## Begin Given information
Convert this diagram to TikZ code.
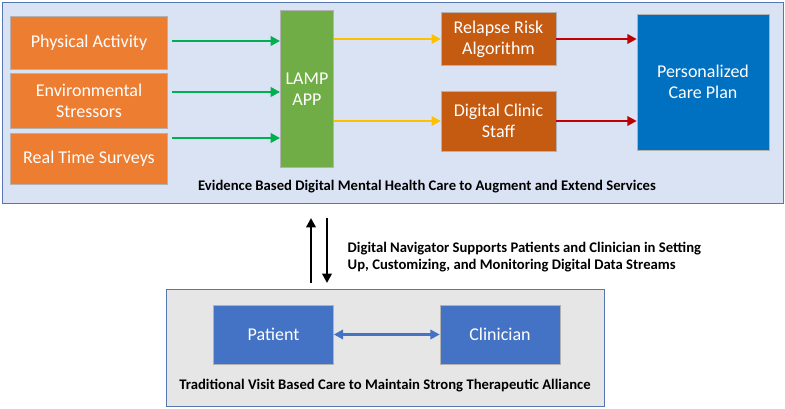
\documentclass[tikz,border=0pt]{standalone}
\usepackage{fontspec}
\setmainfont{Carlito}
\usetikzlibrary{arrows.meta}
\definecolor{panelblue}{HTML}{DAE3F3}
\definecolor{panelgray}{HTML}{E7E6E6}
\definecolor{boxorange}{HTML}{ED7D31}
\definecolor{boxgreen}{HTML}{70AD47}
\definecolor{boxbrown}{HTML}{C55A11}
\definecolor{boxblue}{HTML}{0070C0}
\definecolor{boxsteel}{HTML}{4472C4}
\definecolor{arrgreen}{HTML}{00B050}
\definecolor{arryellow}{HTML}{FFC000}
\definecolor{arrred}{HTML}{C00000}
\tikzset{
  box/.style={draw=white!70!black,thin,text=white,align=center,font=\fontsize{13.5}{16}\selectfont},
  caption/.style={font=\bfseries\fontsize{11}{13}\selectfont},
  flow/.style={-{Triangle[length=7pt,width=7pt]},line width=2pt}
}
\begin{document}
\begin{tikzpicture}[x=0.75pt,y=-0.75pt]
\useasboundingbox (0,0) rectangle (785,409);
% panels
\draw[fill=panelblue,draw=boxsteel!70!gray] (2,2) rectangle (783,203);
\draw[fill=panelgray,draw=boxsteel!70!gray] (166,289) rectangle (604,406);
% inputs
\node[box,fill=boxorange,minimum width=118pt,minimum height=40pt] (phys) at (89,43) {Physical Activity};
\node[box,fill=boxorange,minimum width=118pt,minimum height=41pt] (env) at (89,100.5) {Environmental\\Stressors};
\node[box,fill=boxorange,minimum width=118pt,minimum height=38pt] (surv) at (89,158.5) {Real Time Surveys};
\node[box,fill=boxgreen,minimum width=40pt,minimum height=118pt] (lamp) at (307,89) {LAMP\\APP};
\node[box,fill=boxbrown,minimum width=86pt,minimum height=40pt] (risk) at (498.5,39) {Relapse Risk\\Algorithm};
\node[box,fill=boxbrown,minimum width=86pt,minimum height=45pt] (staff) at (498.5,121) {Digital Clinic\\Staff};
\node[box,fill=boxblue,minimum width=99pt,minimum height=102pt] (plan) at (703,82) {Personalized\\Care Plan};
\node[caption] (top) at (427,187) {Evidence Based Digital Mental Health Care to Augment and Extend Services};
%-------------
\node[box,fill=boxsteel,minimum width=90pt,minimum height=44pt] (pat) at (273.5,334.5) {Patient};
\node[box,fill=boxsteel,minimum width=90pt,minimum height=44pt] (clin) at (500,334.5) {Clinician};
\node[caption] (bot) at (385,386) {Traditional Visit Based Care to Maintain Strong Therapeutic Alliance};
\node[caption,align=left,anchor=west] (nav) at (343,257) {Digital Navigator Supports Patients and Clinician in Setting\\Up, Customizing, and Monitoring Digital Data Streams};
%-------------
\coordinate (up0) at (311,283); \coordinate (up1) at (311,218);
\coordinate (dn0) at (327,218); \coordinate (dn1) at (327,283);
\foreach \y in {41,92,138}
\draw[flow,arrgreen] (172,\y) -- (lamp.west |- 0,\y);
\foreach \from/\to in {risk,staff}
\draw[flow,arryellow] (lamp.east |- \to) -- (\to);
\foreach \from in {risk,staff}
\draw[flow,arrred] (\from) -- (plan.west |- \from);
\draw[flow,black] (up0) -- (up1);
\draw[flow,black] (dn0) -- (dn1);
\draw[{Triangle[length=7pt,width=7pt]}-{Triangle[length=7pt,width=7pt]},line width=2pt,boxsteel] (pat) -- (clin);
\end{tikzpicture}
\end{document}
## End Given information
## Job
All of the lines above should be retyped precisely, apart from the pictures.

## Finished exercise
Convert this diagram to TikZ code.
\documentclass[tikz,border=0pt]{standalone}
\usepackage{fontspec}
\setmainfont{Carlito}
\usetikzlibrary{arrows.meta}
\definecolor{panelblue}{HTML}{DAE3F3}
\definecolor{panelgray}{HTML}{E7E6E6}
\definecolor{boxorange}{HTML}{ED7D31}
\definecolor{boxgreen}{HTML}{70AD47}
\definecolor{boxbrown}{HTML}{C55A11}
\definecolor{boxblue}{HTML}{0070C0}
\definecolor{boxsteel}{HTML}{4472C4}
\definecolor{arrgreen}{HTML}{00B050}
\definecolor{arryellow}{HTML}{FFC000}
\definecolor{arrred}{HTML}{C00000}
\tikzset{
  box/.style={draw=white!70!black,thin,text=white,align=center,font=\fontsize{13.5}{16}\selectfont},
  caption/.style={font=\bfseries\fontsize{11}{13}\selectfont},
  flow/.style={-{Triangle[length=7pt,width=7pt]},line width=2pt}
}
\begin{document}
\begin{tikzpicture}[x=0.75pt,y=-0.75pt]
\useasboundingbox (0,0) rectangle (785,409);
% panels
\draw[fill=panelblue,draw=boxsteel!70!gray] (2,2) rectangle (783,203);
\draw[fill=panelgray,draw=boxsteel!70!gray] (166,289) rectangle (604,406);
% inputs
\node[box,fill=boxorange,minimum width=118pt,minimum height=40pt] (phys) at (89,43) {Physical Activity};
\node[box,fill=boxorange,minimum width=118pt,minimum height=41pt] (env) at (89,100.5) {Environmental\\Stressors};
\node[box,fill=boxorange,minimum width=118pt,minimum height=38pt] (surv) at (89,158.5) {Real Time Surveys};
\node[box,fill=boxgreen,minimum width=40pt,minimum height=118pt] (lamp) at (307,89) {LAMP\\APP};
\node[box,fill=boxbrown,minimum width=86pt,minimum height=40pt] (risk) at (498.5,39) {Relapse Risk\\Algorithm};
\node[box,fill=boxbrown,minimum width=86pt,minimum height=45pt] (staff) at (498.5,121) {Digital Clinic\\Staff};
\node[box,fill=boxblue,minimum width=99pt,minimum height=102pt] (plan) at (703,82) {Personalized\\Care Plan};
\node[caption] (top) at (427,187) {Evidence Based Digital Mental Health Care to Augment and Extend Services};
%-------------
\node[box,fill=boxsteel,minimum width=90pt,minimum height=44pt] (pat) at (273.5,334.5) {Patient};
\node[box,fill=boxsteel,minimum width=90pt,minimum height=44pt] (clin) at (500,334.5) {Clinician};
\node[caption] (bot) at (385,386) {Traditional Visit Based Care to Maintain Strong Therapeutic Alliance};
\node[caption,align=left,anchor=west] (nav) at (343,257) {Digital Navigator Supports Patients and Clinician in Setting\\Up, Customizing, and Monitoring Digital Data Streams};
%-------------
\coordinate (up0) at (311,283); \coordinate (up1) at (311,218);
\coordinate (dn0) at (327,218); \coordinate (dn1) at (327,283);
\foreach \y in {41,92,138}
\draw[flow,arrgreen] (172,\y) -- (lamp.west |- 0,\y);
\foreach \from/\to in {risk,staff}
\draw[flow,arryellow] (lamp.east |- \to) -- (\to);
\foreach \from in {risk,staff}
\draw[flow,arrred] (\from) -- (plan.west |- \from);
\draw[flow,black] (up0) -- (up1);
\draw[flow,black] (dn0) -- (dn1);
\draw[{Triangle[length=7pt,width=7pt]}-{Triangle[length=7pt,width=7pt]},line width=2pt,boxsteel] (pat) -- (clin);
\end{tikzpicture}
\end{document}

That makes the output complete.